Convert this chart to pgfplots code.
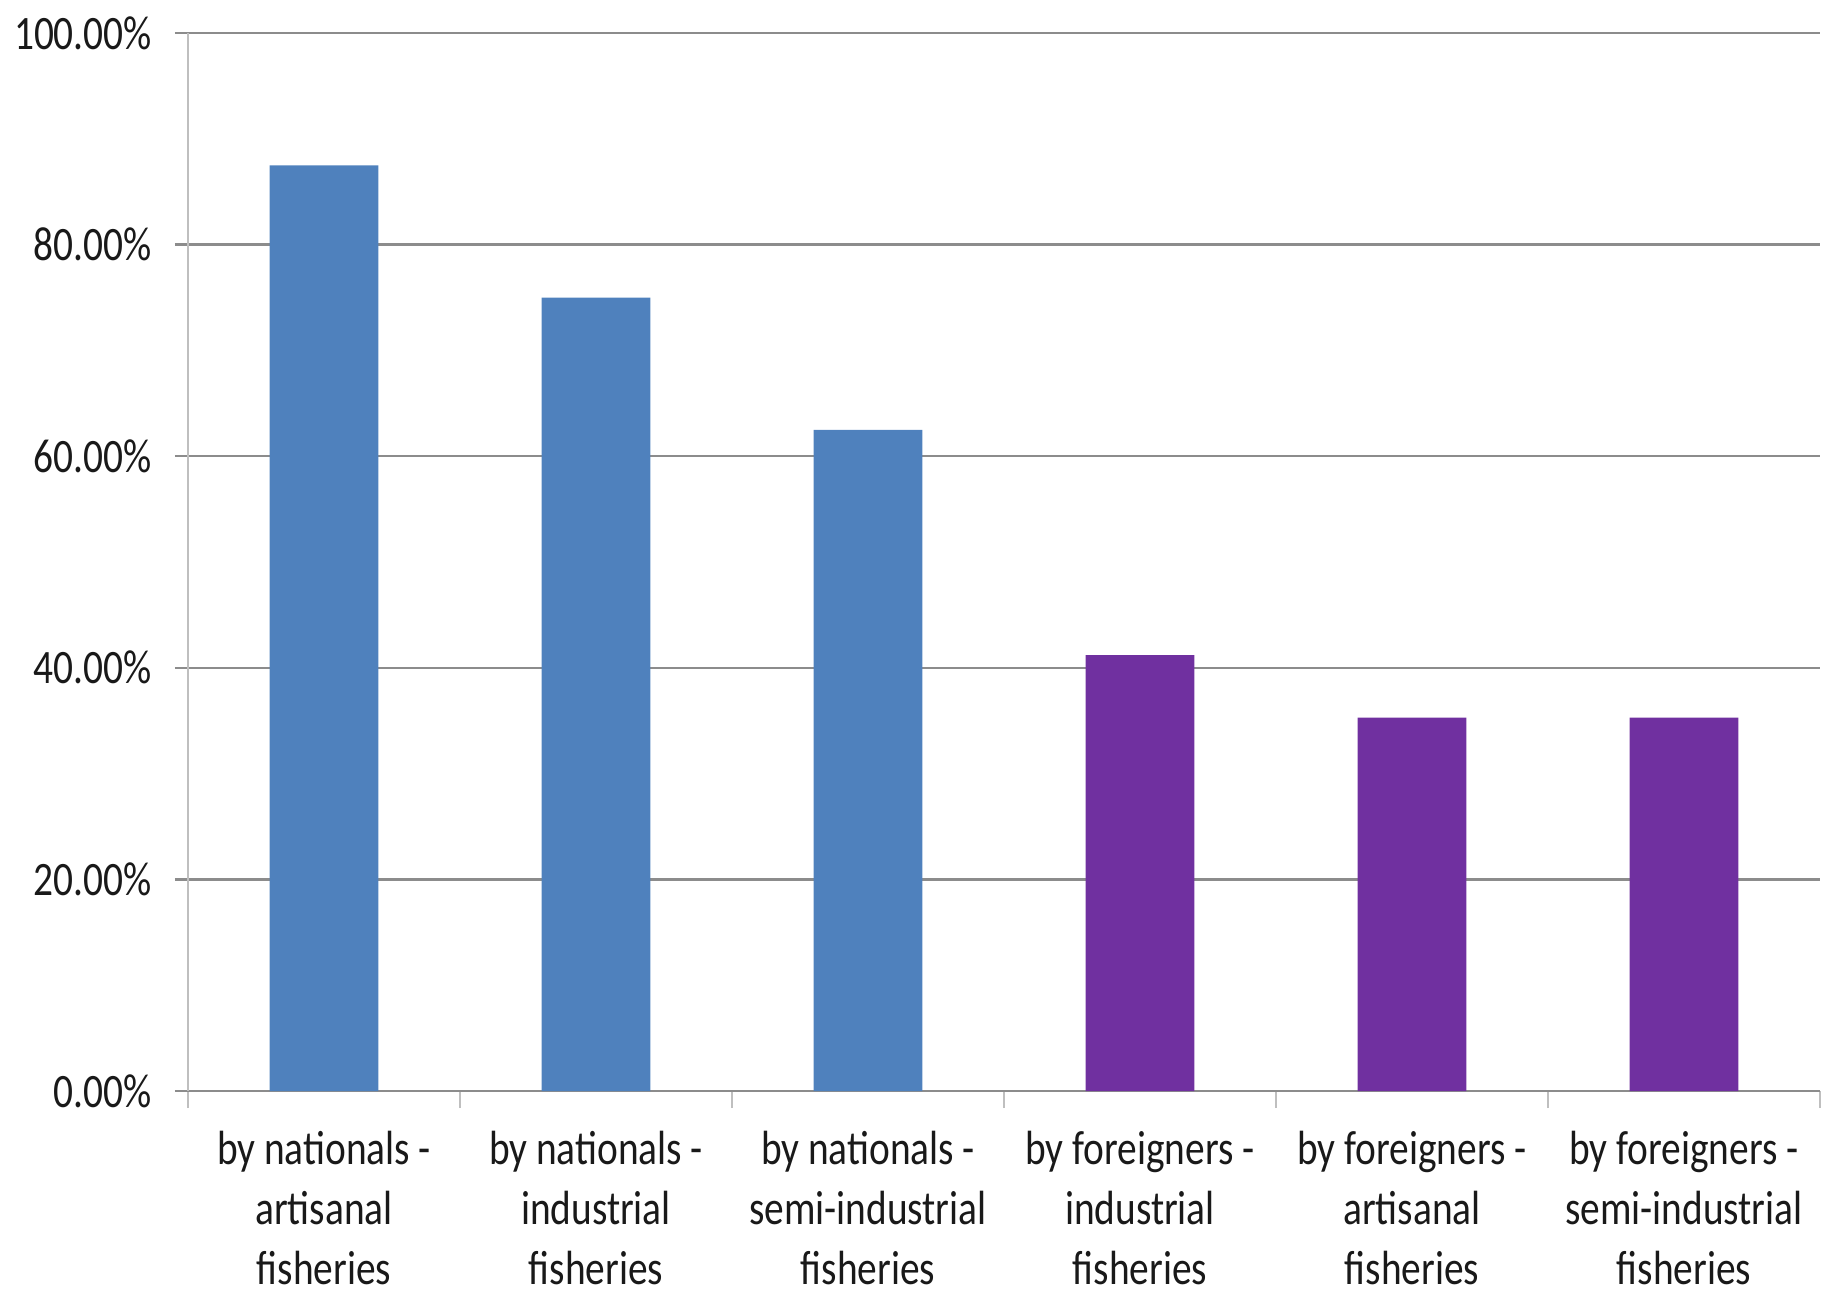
\documentclass[border=0pt]{standalone}
\usepackage{fontspec}
\setmainfont{Carlito}[FakeStretch=0.82]
\usepackage{pgfplots}
\pgfplotsset{compat=1.18}
\definecolor{natblue}{HTML}{4F81BD}
\definecolor{forpurple}{HTML}{7030A0}
\definecolor{gridgray}{HTML}{8C8C8C}
\definecolor{axisgray}{HTML}{BFBFBF}
\begin{document}
\begin{tikzpicture}
\begin{axis}[
        at={(0,0)}, anchor=south west,
        scale only axis,
        width=408pt, height=264.5pt,
        ybar, bar width=0.4,
        ymin=0, ymax=100,
        xmin=-0.5, xmax=5.5,
        axis x line*=bottom, axis y line*=left,
        x axis line style={gridgray, line width=0.6pt, -},
        y axis line style={axisgray, line width=0.6pt, -},
        ymajorgrids=true,
        major grid style={gridgray, line width=0.6pt},
        tick align=outside,
        major tick length=3.25pt,
        minor tick length=4.25pt,
        ytick={0,20,40,60,80,100},
        yticklabels={0.00\%,20.00\%,40.00\%,60.00\%,80.00\%,100.00\%},
        y tick style={gridgray, line width=0.6pt},
        xtick={0,1,2,3,4,5},
        major x tick style={draw=none},
        minor xtick={-0.5,0.5,1.5,2.5,3.5,4.5,5.5},
        minor x tick style={axisgray, line width=0.6pt},
        xticklabels={
            by nationals -\\artisanal\\fisheries,
            by nationals -\\industrial\\fisheries,
            by nationals -\\semi-industrial\\fisheries,
            by foreigners -\\industrial\\fisheries,
            by foreigners -\\artisanal\\fisheries,
            by foreigners -\\semi-industrial\\fisheries},
        /pgf/number format/assume math mode=true,
        ticklabel style={font={\fontsize{12}{15}\selectfont}, text=black!90},
        xticklabel style={align=center, yshift=-4.6pt, inner sep=2pt},
        yticklabel style={xshift=-2.25pt},
    ]
\addplot[draw=none, fill=natblue, bar shift=0pt]
    coordinates {(0,87.5) (1,75.0) (2,62.5)};
\addplot[draw=none, fill=forpurple, bar shift=0pt]
    coordinates {(3,41.2) (4,35.3) (5,35.3)};
\end{axis}
\pgfresetboundingbox
\useasboundingbox (-47pt,-52pt) rectangle (411.75pt,272.75pt);
\end{tikzpicture}
\end{document}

* _Given problem_: Transcribe the material exactly, keeping every word and none of the pictures.

* _Task solution_:
Convert this chart to pgfplots code.
\documentclass[border=0pt]{standalone}
\usepackage{fontspec}
\setmainfont{Carlito}[FakeStretch=0.82]
\usepackage{pgfplots}
\pgfplotsset{compat=1.18}
\definecolor{natblue}{HTML}{4F81BD}
\definecolor{forpurple}{HTML}{7030A0}
\definecolor{gridgray}{HTML}{8C8C8C}
\definecolor{axisgray}{HTML}{BFBFBF}
\begin{document}
\begin{tikzpicture}
\begin{axis}[
        at={(0,0)}, anchor=south west,
        scale only axis,
        width=408pt, height=264.5pt,
        ybar, bar width=0.4,
        ymin=0, ymax=100,
        xmin=-0.5, xmax=5.5,
        axis x line*=bottom, axis y line*=left,
        x axis line style={gridgray, line width=0.6pt, -},
        y axis line style={axisgray, line width=0.6pt, -},
        ymajorgrids=true,
        major grid style={gridgray, line width=0.6pt},
        tick align=outside,
        major tick length=3.25pt,
        minor tick length=4.25pt,
        ytick={0,20,40,60,80,100},
        yticklabels={0.00\%,20.00\%,40.00\%,60.00\%,80.00\%,100.00\%},
        y tick style={gridgray, line width=0.6pt},
        xtick={0,1,2,3,4,5},
        major x tick style={draw=none},
        minor xtick={-0.5,0.5,1.5,2.5,3.5,4.5,5.5},
        minor x tick style={axisgray, line width=0.6pt},
        xticklabels={
            by nationals -\\artisanal\\fisheries,
            by nationals -\\industrial\\fisheries,
            by nationals -\\semi-industrial\\fisheries,
            by foreigners -\\industrial\\fisheries,
            by foreigners -\\artisanal\\fisheries,
            by foreigners -\\semi-industrial\\fisheries},
        /pgf/number format/assume math mode=true,
        ticklabel style={font={\fontsize{12}{15}\selectfont}, text=black!90},
        xticklabel style={align=center, yshift=-4.6pt, inner sep=2pt},
        yticklabel style={xshift=-2.25pt},
    ]
\addplot[draw=none, fill=natblue, bar shift=0pt]
    coordinates {(0,87.5) (1,75.0) (2,62.5)};
\addplot[draw=none, fill=forpurple, bar shift=0pt]
    coordinates {(3,41.2) (4,35.3) (5,35.3)};
\end{axis}
\pgfresetboundingbox
\useasboundingbox (-47pt,-52pt) rectangle (411.75pt,272.75pt);
\end{tikzpicture}
\end{document}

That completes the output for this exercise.